Jangan asal googling puisi dari internet. Sutradara film “Binatang Jalang” sampai minta maaf, usai sejumlah sastrawan di medsos protes melihat puisi Chairil Anwar gadungan masuk filmnya.
Film pendek "Binatang Jalang" disorot karena masukkan puisi chairil anwar gadungan
Foto  penyair Chairil Anwar daridomain publik; ilustrasi buku puisi romantis via unsplash

Sebuah film pendek Indonesia yang diklaim bergenre “film puisi” berjudul Binatang Jalang terpaksa diedit ulang, karena salah mencantumkan puisi. Diangkat dari kumpulan puisi karya penyair terbesar Indonesia Chairil Anwar, Binatang Jalang, film tersebut turut memuat satu puisi Chairil berjudul “Cinta dan Benci”.

Masuk kutipan puisi itu bikin sejumlah pembaca Chairil yang tekun bertanya-tanya, “kapan Chairil Anwar nulis puisi jelek gini dah?”

Iklan

Kesalahan fatal ini terbongkar ketika ulasan Binatang Jalang tayang di harian Kompas, Minggu (24/1) lalu. Ulasan tersebut menyebut sisi menarik film itu yang memakai baris-baris sajak Chairil sebagai dialognya, dengan puisi “Cinta dan Benci” sebagai pembuka.

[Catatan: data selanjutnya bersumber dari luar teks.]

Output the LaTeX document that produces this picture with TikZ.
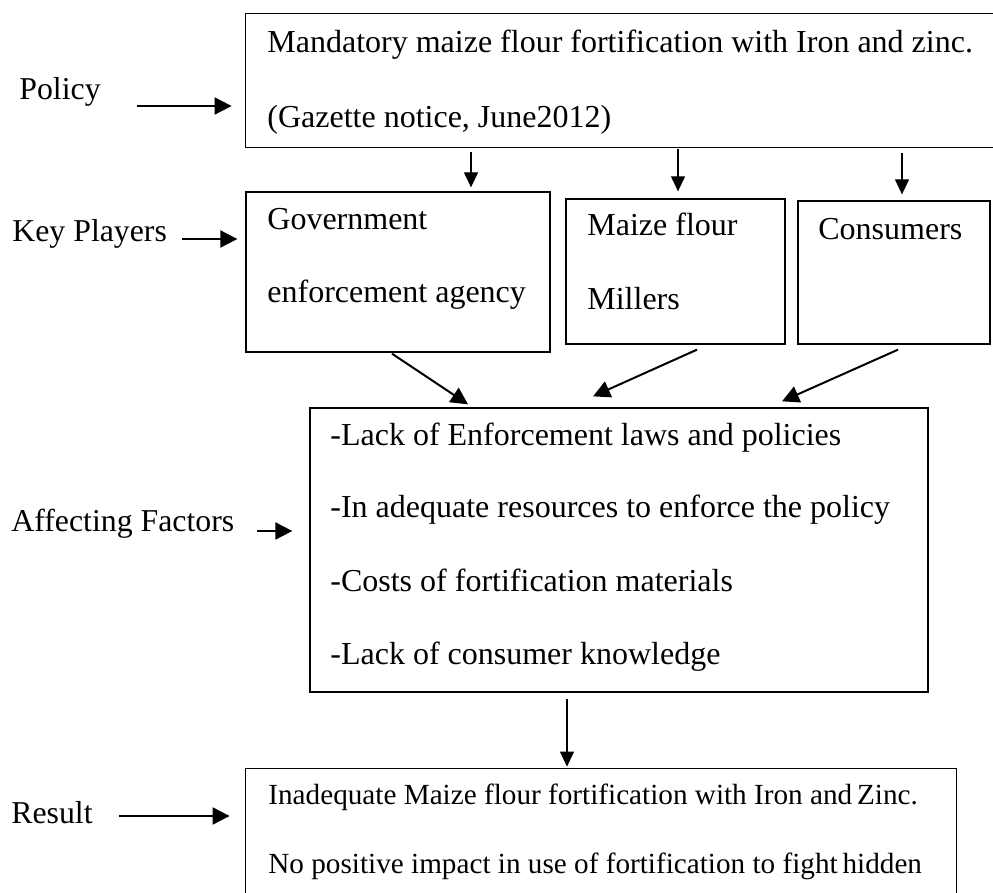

Tautan artikel tersebut dibagikan ke media sosial, salah satunya oleh akun Facebook Tatan Daniel. Tujuannya sih ngasih selamat karena sutradara sekaligus penulis skenario Binatang Jalang yang bernama Exan Zen adalah teman si pemilik akun.

Komentar segera berdatangan. Kebanyakan ngasih selamat, tapi salah satu akun bernama Teja Purnama memutuskan bertanya, “Apa iya Chairil ada menulis ‘Cinta dan Benci’ itu? Apa Abang nggak merasa aneh membacanya?”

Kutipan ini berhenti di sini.